The Significance of Grip Strength for Your Overall Health

The Significance of Grip Strength for Your Overall Health

Is grip strength more crucial than we realise?

Grip strength is not just a simple measure; it is a consistent biomarker of your current well-being and can predict your future health outcomes with surprising accuracy (1). Handgrip strength (HGS) is closely related to overall strength, function of upper and lower limbs, bone density, cognitive function, malnutrition, depression, sleep issues, diabetes, chronic diseases, and overall quality of life (2)(3).


Having low grip strength can lead to a range of negative health consequences, including chronic conditions such as hypertension, diabetes, cancer, chronic lung disease, heart disease, stroke, arthritis, and psychiatric problems (4). Low grip strength is defined as having less than 26 kilograms or 57 pounds of force for men and 16 kilograms or 35 pounds for women (4). Adults with lower grip strength often face difficulties performing physical tasks like lifting heavy objects, climbing stairs, walking for extended periods, and even getting up from a chair (5). Furthermore, lower HGS has been linked to higher inflammation, poor heart health, malnutrition, poorer sleep quality, and cognitive impairment (6)(7).


Though the exact mechanism is not yet fully understood, the prevailing hypothesis suggests that low grip strength in the general population indicates premature aging through DNA methylation (2)(8).


Biological aging involves negative changes in body composition and a loss of physical function. As individuals age, there is a significant decline in muscle mass and muscular strength, a condition known as sarcopenia (9). This loss of muscle can lead to decreased bone mineral density and an increased risk of falls, fractures, and hospitalisations (10)(11). Grip strength has been used by medical professionals to identify at-risk populations.


Testing your grip strength is a quick and straightforward way to assess your overall health and fitness, irrespective of your race, age, or gender (12)(13).

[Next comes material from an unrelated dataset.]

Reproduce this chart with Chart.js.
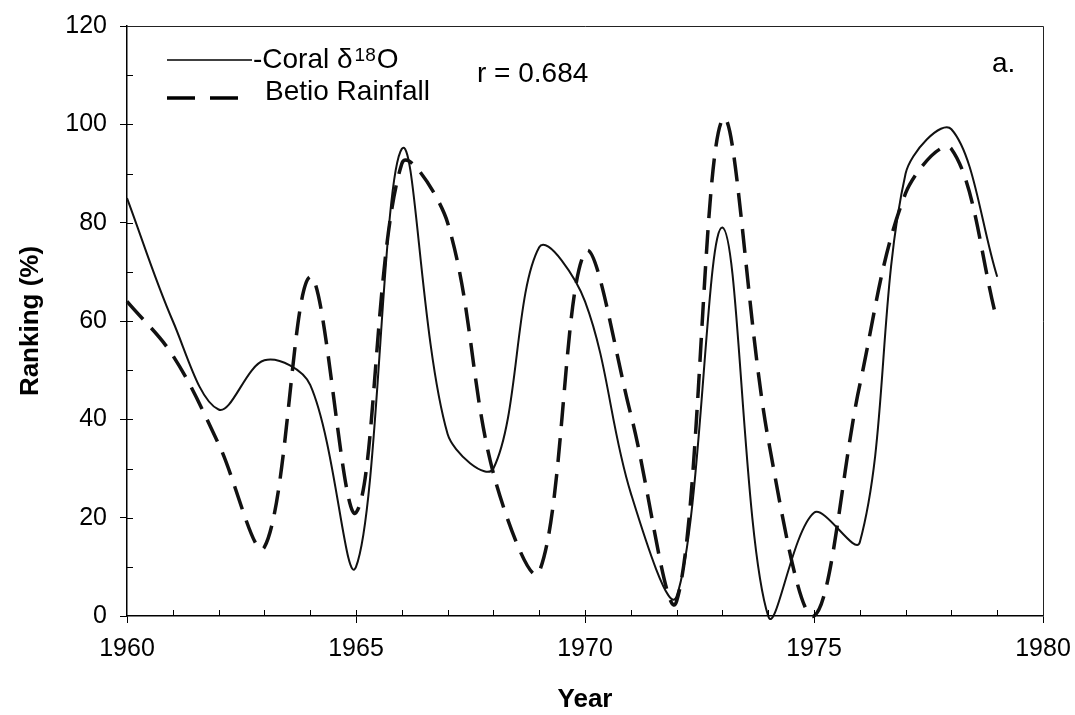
<!DOCTYPE html>
<html>
<head>
<meta charset="utf-8">
<script src="https://cdn.jsdelivr.net/npm/chart.js@4.4.1/dist/chart.umd.min.js"></script>
<style>
  html, body { margin: 0; padding: 0; background: #fff; }
  canvas { display: block; }
</style>
</head>
<body>
<canvas id="ranking_chart" width="1075" height="715"></canvas>
<script>
var ranking_chart = document.getElementById('ranking_chart');

var FONT = "'Liberation Sans', Arial, sans-serif";

// data (annual values)
const years = [1960, 1961, 1962, 1963, 1964, 1965, 1966, 1967, 1968, 1969,
  1970, 1971, 1972, 1973, 1974, 1975, 1976, 1977, 1978, 1979];
const coral = [85, 60, 42, 52, 47, 10, 95, 37, 30, 75,
  64, 25, 4, 79, 0, 21, 15, 90, 99, 69];
const rainfall = [64, 53, 35, 14, 69, 21, 92, 80, 29, 9,
  74, 41, 3, 101, 36, 0, 47, 86, 95, 60];

const xTicksMajor = [1960, 1965, 1970, 1975, 1980];
const yTicksMajor = [0, 20, 40, 60, 80, 100, 120];

function toPoints(vals) {
  return years.map(function (y, i) { return { x: y, y: vals[i] }; });
}

// frame, inner ticks and the hand-placed legend
const framePlugin = {
  id: 'frame',
  afterDraw: function (chart) {
    var c = chart.ctx;
    var a = chart.chartArea;
    var xs = chart.scales.x, ys = chart.scales.y;
    c.save();
    c.strokeStyle = '#222';
    c.lineWidth = 1;
    c.beginPath();
    c.moveTo(a.left, a.top + 0.5);
    c.lineTo(a.right + 0.5, a.top + 0.5);
    c.lineTo(a.right + 0.5, a.bottom);
    c.stroke();

    // inner tick marks
    c.strokeStyle = '#000';
    c.beginPath();
    for (var yr = 1961; yr < 1980; yr++) {
      var px = Math.round(xs.getPixelForValue(yr)) + 0.5;
      c.moveTo(px, a.bottom);
      c.lineTo(px, a.bottom - 6);
    }
    for (var v = 10; v < 120; v += 10) {
      var py = Math.round(ys.getPixelForValue(v)) + 0.5;
      c.moveTo(a.left, py);
      c.lineTo(a.left + 6, py);
    }
    c.stroke();

    // legend
    var lx = a.left + 40;
    c.lineWidth = 1.6;
    c.setLineDash([]);
    c.beginPath();
    c.moveTo(lx, a.top + 34);
    c.lineTo(lx + 85, a.top + 34);
    c.stroke();

    c.fillStyle = '#000';
    c.textBaseline = 'alphabetic';
    c.font = '28px ' + FONT;
    var tx = lx + 86;
    c.fillText('-Coral \u03b4', tx, a.top + 42);
    tx += c.measureText('-Coral \u03b4').width + 2;
    c.font = '19px ' + FONT;
    c.fillText('18', tx, a.top + 35);
    tx += c.measureText('18').width + 1;
    c.font = '28px ' + FONT;
    c.fillText('O', tx, a.top + 42);

    c.lineWidth = 3.5;
    c.setLineDash([28, 15]);
    c.beginPath();
    c.moveTo(lx, a.top + 72);
    c.lineTo(lx + 72, a.top + 72);
    c.stroke();
    c.setLineDash([]);

    c.font = '28px ' + FONT;
    c.fillText('Betio Rainfall', lx + 98, a.top + 74);
    c.fillText('r = 0.684', a.left + 350, a.top + 56);
    c.fillText('a.', a.left + 865, a.top + 46);
    c.restore();
  }
};

const data_lines = {
  datasets: [{
    label: 'Coral \u03b418O',
    data: toPoints(coral),
    borderColor: '#111',
    borderWidth: 2,
    pointRadius: 0,
    tension: 0.35,
    capBezierPoints: false,
    clip: 12,
    fill: false
  }, {
    label: 'Betio Rainfall',
    data: toPoints(rainfall),
    borderColor: '#111',
    borderWidth: 3.5,
    borderDash: [24, 12],
    pointRadius: 0,
    tension: 0.35,
    capBezierPoints: false,
    clip: 12,
    fill: false
  }]
};

var lineChart = new Chart(ranking_chart, {
  type: 'line',
  data: data_lines,
  plugins: [framePlugin],
  options: {
    responsive: false,
    animation: false,
    devicePixelRatio: 1,
    layout: { padding: { top: 26, right: 32, left: 0, bottom: 0 } },
    plugins: {
      legend: { display: false },
      tooltip: { enabled: false }
    },
    scales: {
      x: {
        type: 'linear',
        min: 1960,
        max: 1980,
        afterFit: function (s) {
          s.height = 99;
          s.paddingLeft = 0;
          s.paddingRight = 0;
        },
        afterBuildTicks: function (s) {
          s.ticks = years.concat([1980]).map(function (v) { return { value: v }; });
        },
        ticks: {
          autoSkip: false,
          maxRotation: 0,
          padding: 11,
          color: '#000',
          font: { family: FONT, size: 25 },
          callback: function (v) { return xTicksMajor.indexOf(v) >= 0 ? String(v) : ''; }
        },
        grid: {
          drawOnChartArea: false,
          drawTicks: true,
          tickLength: 7,
          tickColor: function (ctx) {
            return ctx.tick && xTicksMajor.indexOf(ctx.tick.value) >= 0 ? '#000' : 'rgba(0,0,0,0)';
          }
        },
        border: { color: '#000', width: 1.5 },
        title: {
          display: true,
          text: 'Year',
          color: '#000',
          font: { family: FONT, size: 26, weight: 'bold' },
          padding: { top: 0, bottom: 0 }
        }
      },
      y: {
        min: 0,
        max: 120,
        afterFit: function (s) {
          s.width = 127;
          s.paddingTop = 0;
          s.paddingBottom = 0;
        },
        ticks: {
          stepSize: 10,
          padding: 13,
          color: '#000',
          font: { family: FONT, size: 25 },
          callback: function (v) { return yTicksMajor.indexOf(v) >= 0 ? String(v) : ''; }
        },
        grid: {
          drawOnChartArea: false,
          drawTicks: true,
          tickLength: 7,
          tickColor: function (ctx) {
            return ctx.tick && yTicksMajor.indexOf(ctx.tick.value) >= 0 ? '#000' : 'rgba(0,0,0,0)';
          }
        },
        border: { color: '#000', width: 1.5 },
        title: {
          display: true,
          text: 'Ranking (%)',
          color: '#000',
          font: { family: FONT, size: 26, weight: 'bold' },
          padding: { top: 15, bottom: 0 }
        }
      }
    }
  }
});
</script>
</body>
</html>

A digital handgrip dynamometer or accelerometer can measure the rate of force development, sub maximal force steadiness, and fatiguability to provide a rapid indication of your general muscle strength (14)(15). By testing your grip strength, you can also predict your risk of all-cause mortality and cardiovascular diseases (16). Additionally, having a 10% difference between your dominant and non-dominant hand may indicate a grip strength issue (17).


If you find that your grip strength is low, there are several things you can do to improve your overall physical fitness and HGS scores. Firstly, implementing a strength training program can increase your muscle mass and grip strength (18). Secondly, improving your nutritional habits, including increasing protein intake, can significantly help enhance grip strength (19)(20). Lastly, improving your sleep quality can positively impact various aspects of your health, including finger strength (21).


To address low handgrip strength or muscle weakness, you can directly train your handgrip strength to improve your lifts, blood pressure, and reduce your risk of injury (22). Research indicates that higher grip strength is a good indicator of muscle mass and lower rates of sarcopenia (23). One study also found that training grip strength leads to lasting positive changes in blood pressure, especially for older adults and overweight or obese individuals (24). Furthermore, grip strength has been associated with a lower risk of injuries, such as wrist sprains (25).


Here are some exercises to improve grip strength: Kettlebell Farmer Carries, Dumbbell Rows, Hanging from a Pull-Up Bar, Deadlifts without straps, using thicker hand grips like Epic Fitness Dumbbell Grips, or classic spring-loaded hand grippers. These exercises can help you develop a strong grip while preventing frailty and reducing your mortality risk.